Mansedumbre y humildad son dos virtudes en desuso. La primera lectura, del libro de Zacarías, profetiza cómo será la entrada triunfal del Mesías en Jerusalén: relata que será como un rey, justo y triunfador, pobre y montado en una borriquilla… Así lo veremos, siglos después en la entrada triunfal de Jesús en Jerusalén el primer domingo de Ramos. Jesús montado en la borriquilla es una estampa de mansedumbre: no hay caballos guerreros y las lanzas y espadas son simples palmas y ramos de olivo. La mansedumbre no es la virtud de los débiles sino el adorno de los fuertes. La mansedumbre es «suavidad y benignidad en la condición o en el trato, y está libre de arrogancia o presunción. Está íntimamente relacionada con la humildad».
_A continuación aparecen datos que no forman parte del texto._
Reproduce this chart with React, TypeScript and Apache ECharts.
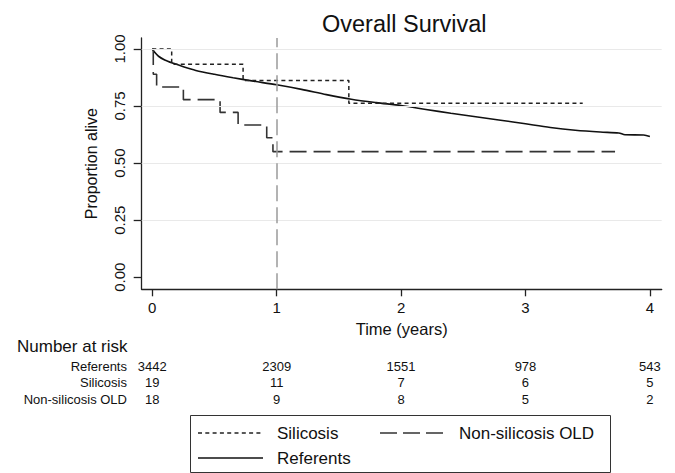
import React, { useEffect, useRef } from "react";
import * as echarts from "echarts";

const FONT = "'Liberation Sans', Arial, Helvetica, sans-serif";

const X_TICKS = [0, 1, 2, 3, 4];
const Y_TICKS = [0, 0.25, 0.5, 0.75, 1];
const Y_GRID = [0.25, 0.5, 0.75, 1];

// Referents (smooth KM curve, many events)
const referentsT = [0, 0.02, 0.05, 0.1, 0.17, 0.25, 0.35, 0.5, 0.65, 0.8, 1.0, 1.2, 1.4, 1.6, 1.8, 2.0, 2.2, 2.4, 2.6, 2.8, 3.0, 3.2, 3.4, 3.6, 3.75, 3.8, 3.95, 4.0];
const referentsS = [1.0, 0.985, 0.968, 0.952, 0.937, 0.922, 0.906, 0.889, 0.874, 0.86, 0.843, 0.823, 0.8, 0.78, 0.765, 0.752, 0.735, 0.718, 0.703, 0.688, 0.672, 0.656, 0.644, 0.636, 0.632, 0.624, 0.623, 0.616];

// Silicosis (step)
const silicosisT = [0, 0.156, 0.73, 1.58, 3.46];
const silicosisS = [1.0, 0.933, 0.862, 0.762, 0.762];

// Non-silicosis OLD (step)
const nonSilT = [0, 0.008, 0.035, 0.25, 0.545, 0.69, 0.92, 0.97, 3.72];
const nonSilS = [1.0, 0.889, 0.833, 0.778, 0.722, 0.667, 0.611, 0.55, 0.55];

// Number at risk
const riskGroups = ["Referents", "Silicosis", "Non-silicosis OLD"];
const riskReferents = [3442, 2309, 1551, 978, 543];
const riskSilicosis = [19, 11, 7, 6, 5];
const riskNonSil = [18, 9, 8, 5, 2];

const zip = (t: number[], s: number[]) => t.map((v, i) => [v, s[i]]);

export default function App() {
  const ref = useRef<HTMLDivElement>(null);

  useEffect(() => {
    if (!ref.current) return;
    const chart = echarts.init(ref.current, null, { renderer: "svg" });
    const txt = "#111";

    chart.setOption({
      animation: false,
      backgroundColor: "#fff",
      title: {
        text: "Overall Survival",
        left: 317,
        top: 7,
        textStyle: { fontSize: 23.5, fontWeight: "normal", color: txt, fontFamily: FONT },
      },
      grid: { left: 141.7, right: 13.3, top: 38, bottom: 183.7, containLabel: false },
      xAxis: {
        type: "value",
        min: -0.085,
        max: 4.095,
        name: "Time (years)",
        nameLocation: "middle",
        nameGap: 30,
        nameTextStyle: { fontSize: 16.5, color: txt, fontFamily: FONT },
        axisLine: { show: true, onZero: false, lineStyle: { color: "#222", width: 1.3 } },
        axisTick: { show: true, length: 7, customValues: X_TICKS, lineStyle: { color: "#222", width: 1.3 } },
        axisLabel: { customValues: X_TICKS, margin: 11, fontSize: 15, color: txt, fontFamily: FONT },
        splitLine: { show: false },
      },
      yAxis: {
        type: "value",
        min: -0.053,
        max: 1.048,
        name: "Proportion alive",
        nameLocation: "middle",
        nameGap: 42,
        nameRotate: 90,
        nameTextStyle: { fontSize: 16, color: txt, fontFamily: FONT },
        axisLine: { show: true, onZero: false, lineStyle: { color: "#222", width: 1.3 } },
        axisTick: { show: true, length: 8, customValues: Y_TICKS, lineStyle: { color: "#222", width: 1.3 } },
        axisLabel: {
          customValues: Y_TICKS,
          rotate: 90,
          margin: 15,
          fontSize: 15,
          color: txt,
          fontFamily: FONT,
          formatter: (v: number) => v.toFixed(2),
        },
        splitLine: { show: false },
      },
      series: [
        {
          name: "grid",
          type: "line",
          data: [],
          silent: true,
          z: 1,
          markLine: {
            silent: true,
            symbol: "none",
            label: { show: false },
            lineStyle: { color: "#e9e9e9", type: "solid", width: 1 },
            data: Y_GRID.map((v) => ({ yAxis: v })),
          },
        },
        {
          name: "Referents",
          type: "line",
          data: zip(referentsT, referentsS),
          showSymbol: false,
          smooth: 0.3,
          lineStyle: { color: "#111", width: 1.6, type: "solid" },
          z: 3,
        },
        {
          name: "Silicosis",
          type: "line",
          step: "end",
          data: zip(silicosisT, silicosisS),
          showSymbol: false,
          lineStyle: { color: "#222", width: 1.5, type: [4, 3.3] },
          z: 3,
        },
        {
          name: "Non-silicosis OLD",
          type: "line",
          step: "end",
          data: zip(nonSilT, nonSilS),
          showSymbol: false,
          lineStyle: { color: "#333", width: 1.6, type: [17, 7] },
          z: 3,
          markLine: {
            silent: true,
            symbol: "none",
            label: { show: false },
            lineStyle: { color: "#9a9a9a", type: [16, 6], width: 1.5 },
            data: [{ xAxis: 1 }],
          },
        },
      ],
    });

    const px = (t: number) => chart.convertToPixel({ xAxisIndex: 0 }, t) as number;
    const rows = [riskReferents, riskSilicosis, riskNonSil];
    const rowY = [366, 382.5, 399];
    const graphic: any[] = [];
    graphic.push({
      type: "text",
      left: 17,
      top: 348 - 10,
      style: { text: "Number at risk", fontSize: 17, fill: txt, font: `17px ${FONT}` },
    });
    rows.forEach((vals, r) => {
      graphic.push({
        type: "text",
        x: 127,
        y: rowY[r],
        style: { text: riskGroups[r], fill: txt, font: `13px ${FONT}`, textAlign: "right", textVerticalAlign: "middle" },
      });
      vals.forEach((v, i) => {
        graphic.push({
          type: "text",
          x: px(X_TICKS[i]),
          y: rowY[r],
          style: { text: String(v), fill: txt, font: `13px ${FONT}`, textAlign: "center", textVerticalAlign: "middle" },
        });
      });
    });
    // Legend box
    graphic.push({
      type: "rect",
      shape: { x: 190.5, y: 415.5, width: 420, height: 57 },
      style: { fill: "#fff", stroke: "#333", lineWidth: 1 },
    });
    const legendItems = [
      { name: "Silicosis", x: 198, y: 433, dash: [4, 3.3], color: "#222" },
      { name: "Non-silicosis OLD", x: 380, y: 433, dash: [17, 6], color: "#333" },
      { name: "Referents", x: 198, y: 458, dash: null, color: "#111" },
    ];
    legendItems.forEach((it) => {
      graphic.push({
        type: "line",
        shape: { x1: it.x, y1: it.y, x2: it.x + 65, y2: it.y },
        style: { stroke: it.color, lineWidth: 1.5, lineDash: it.dash || undefined },
      });
      graphic.push({
        type: "text",
        x: it.x + 79,
        y: it.y,
        style: { text: it.name, fill: txt, font: `17px ${FONT}`, textVerticalAlign: "middle" },
      });
    });
    chart.setOption({ graphic });

    return () => chart.dispose();
  }, []);

  return <div ref={ref} style={{ position: "fixed", left: 0, top: 0, width: 675, height: 473 }} />;
}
En un ambiente de confidencia Jesús, en el evangelio de hoy, exclama: Te doy gracias, Padre, porque has escondido estas cosas a los sabios y entendidos y se las ha revelado a la gente sencilla. Le da las gracias al Padre Dios porque pone su Misterio al alcance de todos, y lo entrega con más amor a los más pobres y humildes: los mansos de corazón que desprecian el orgullo y la prepotencia. Y continúa su confidencia: Venid a mí todos los que estáis cansados y agobiados y yo os aliviaré… yo soy manso y humilde de corazón. La mansedumbre y humildad del corazón de Cristo, lo convierte en posada para todos.
El evangelio de hoy, es un canto a la mansedumbre y la humildad: ¡nada de estridencias o anuncios populistas y virales. En un mundo que prima la fuerza, que exalta la prepotencia y y alardea de autosuficiencia, es difícil hablar de mansedumbre. Suena a debilidad. Y sin embargo hoy el Evangelio nos deja como un slogan de verano, un consejo de Jesús: Aprended de mí que soy manso y humilde de corazón.
¿Es esto posible? ¿Se puede ser manso y humilde y seguir viviendo en la selva humana en la que nos movemos? ¿Tiene la mansedumbre y la humildad cabida en la sociedad actual? Dios creó un paraíso y el hombre estropeó su obra, porque convirtió su gran don, la libertad, en un deseo autosuficiente de independencia, eligiendo el mal y el pecado. Sin embargo, Dios no se olvidó de su criatura, sino que inició todo un proceso de enseñanza: le va mostrando sus caminos con la sabia pedagogía del padre y del maestro, y le va indicando las actitudes que pueden convertir en perfecta su obra. El hombre, que es la criatura privilegiada de Dios, debe adornándose con aquellas virtudes que le hacen más perfecto y agradable a Dios.
Es necesario hoy, hablar de virtudes. No son palabra antiguas o ñoñas. Una virtud interioriza y fortalece un estilo de vida. Para el cristiano, las tres grandes virtudes teologales, la fe, la esperanza y la caridad, tintan su vida de forma diferente: le hacen un hombre creyente, un hombre con ganas de vivir porque la muerte no es una frontera infranqueable; un hombre que mira al otro hombre como hermano, con amor. Y junto a estas virtudes, las llamadas virtudes cardinales: la prudencia, la justicia, la fortaleza y la templanza… originan un peculiar estilo de afrontar la vida, que favorecen la convivencia humana. Ser cristiano es adornarse de virtudes.
El hombre realmente virtuoso descubre que sus dones son regalo de Dios y los pone al servicio del hermano. La mansedumbre y la humildad son señas de fortaleza.